# Joining dataframes

### In SQL we use inner joins, left joins, and outer joins to connect 2 tables to eachother. <br>The join to connect the 2 tables is made on a id or column that can be found in both datasets

### In pandas the easiest way to join 2 tables is to use `df.merge()`
https://pandas.pydata.org/pandas-docs/stable/reference/api/pandas.DataFrame.merge.html

### Let's create some example data

In [1]:
import pandas as pd

movie_data = [
    ['Pulp Fiction', 90],
    ['James Bond', 120],
    ['Titanic', 115],
]

movies = pd.DataFrame(movie_data, columns=['title', 'runtime'])

actor_data = [
    ['Pulp Fiction', 'John Travolta'],
    ['Pulp Fiction', 'Samuel L. Jackson'],
    ['James Bond', 'Sean Connery'],
    ['Terminator', 'Arnold Schwarzenegger'],
]

actors = pd.DataFrame(actor_data, columns=['title', 'name'])

In [2]:
movies

Unnamed: 0,title,runtime
0,Pulp Fiction,90
1,James Bond,120
2,Titanic,115


In [3]:
actors

Unnamed: 0,title,name
0,Pulp Fiction,John Travolta
1,Pulp Fiction,Samuel L. Jackson
2,James Bond,Sean Connery
3,Terminator,Arnold Schwarzenegger


### Let's try an inner join and see what the result of the inner join looks like

In [4]:
df_inner = movies.merge(actors, how='inner', on='title')
df_inner

Unnamed: 0,title,runtime,name
0,Pulp Fiction,90,John Travolta
1,Pulp Fiction,90,Samuel L. Jackson
2,James Bond,120,Sean Connery


### FYI: instead of using a dataframe function, you can also use the general pandas function pd.merge()

In [5]:
df_inner = pd.merge(movies, actors, how='inner', on='title')
df_inner

Unnamed: 0,title,runtime,name
0,Pulp Fiction,90,John Travolta
1,Pulp Fiction,90,Samuel L. Jackson
2,James Bond,120,Sean Connery


### Let's do a left join from movies to actors and see what that result looks like

In [6]:
df_left = movies.merge(actors, how='left', on='title')
df_left

Unnamed: 0,title,runtime,name
0,Pulp Fiction,90,John Travolta
1,Pulp Fiction,90,Samuel L. Jackson
2,James Bond,120,Sean Connery
3,Titanic,115,


### And let's do the outer join.
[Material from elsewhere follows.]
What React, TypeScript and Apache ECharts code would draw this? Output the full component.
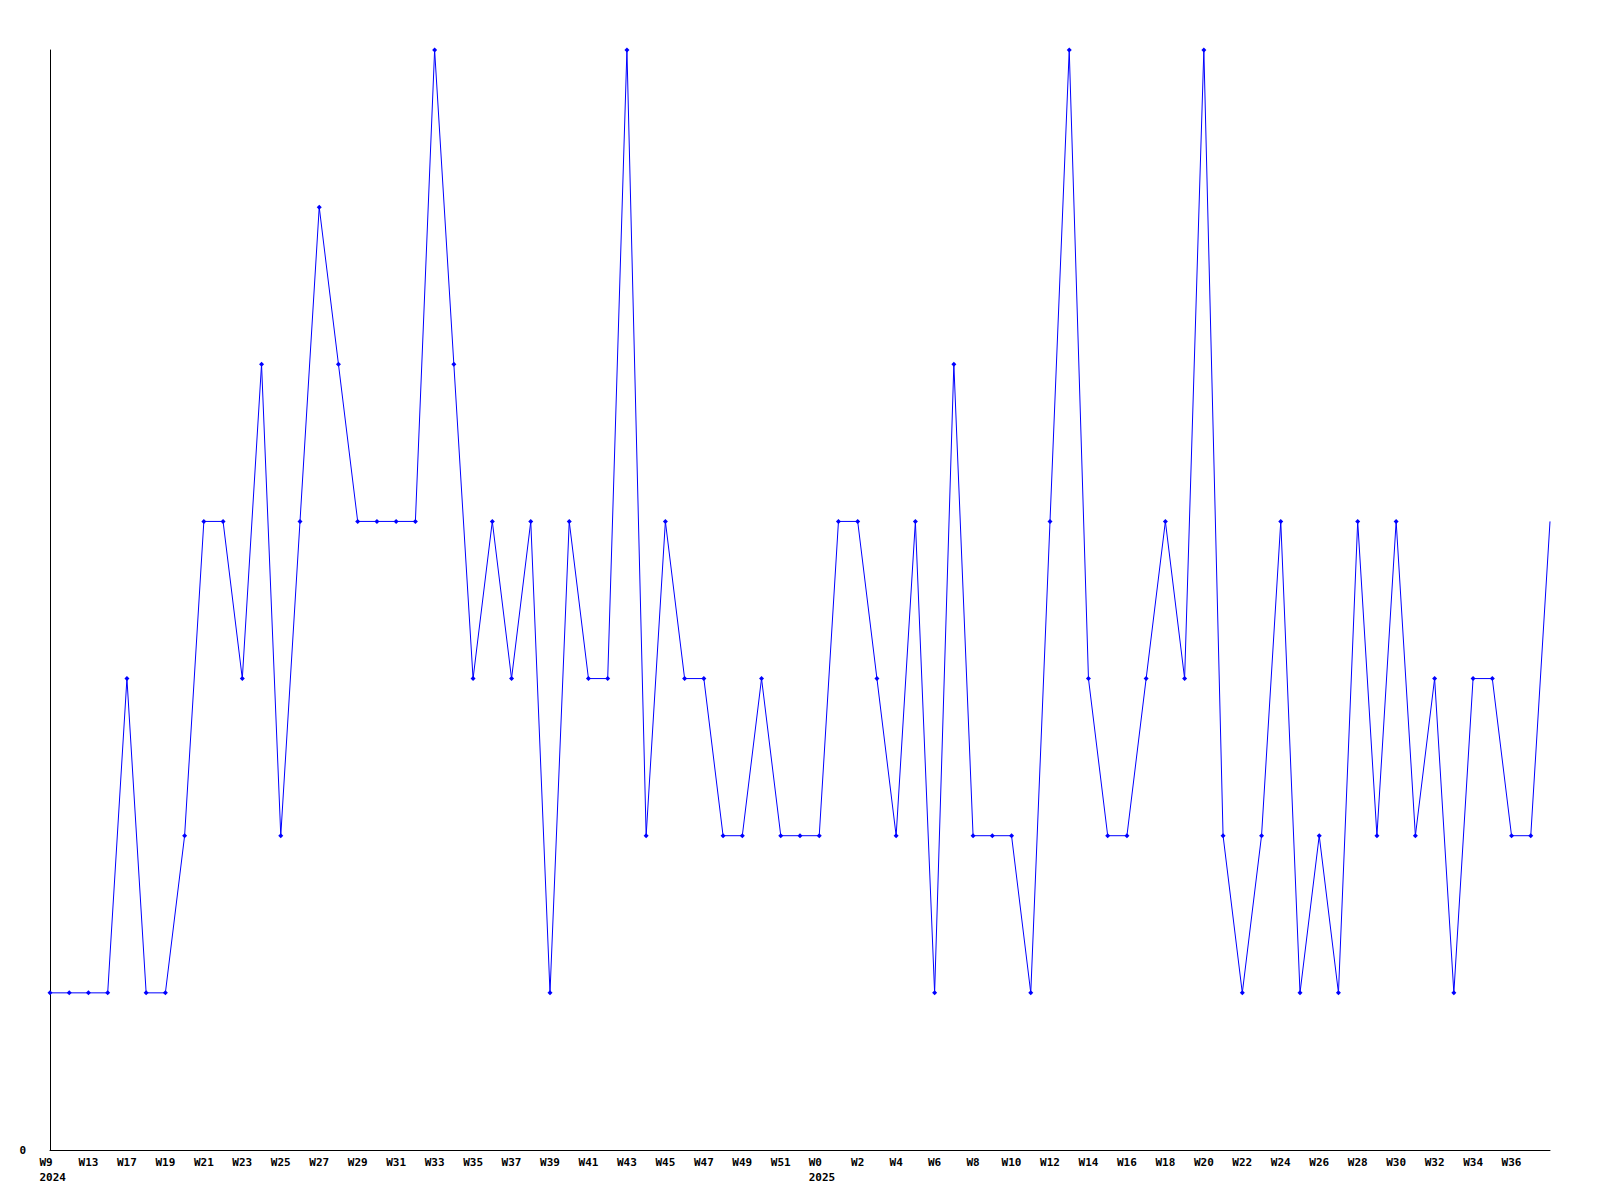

All the syntax is quite similar

In [7]:
df_outer = movies.merge(actors, how='outer', on='title')
df_outer

Unnamed: 0,title,runtime,name
0,Pulp Fiction,90.0,John Travolta
1,Pulp Fiction,90.0,Samuel L. Jackson
2,James Bond,120.0,Sean Connery
3,Titanic,115.0,
4,Terminator,,Arnold Schwarzenegger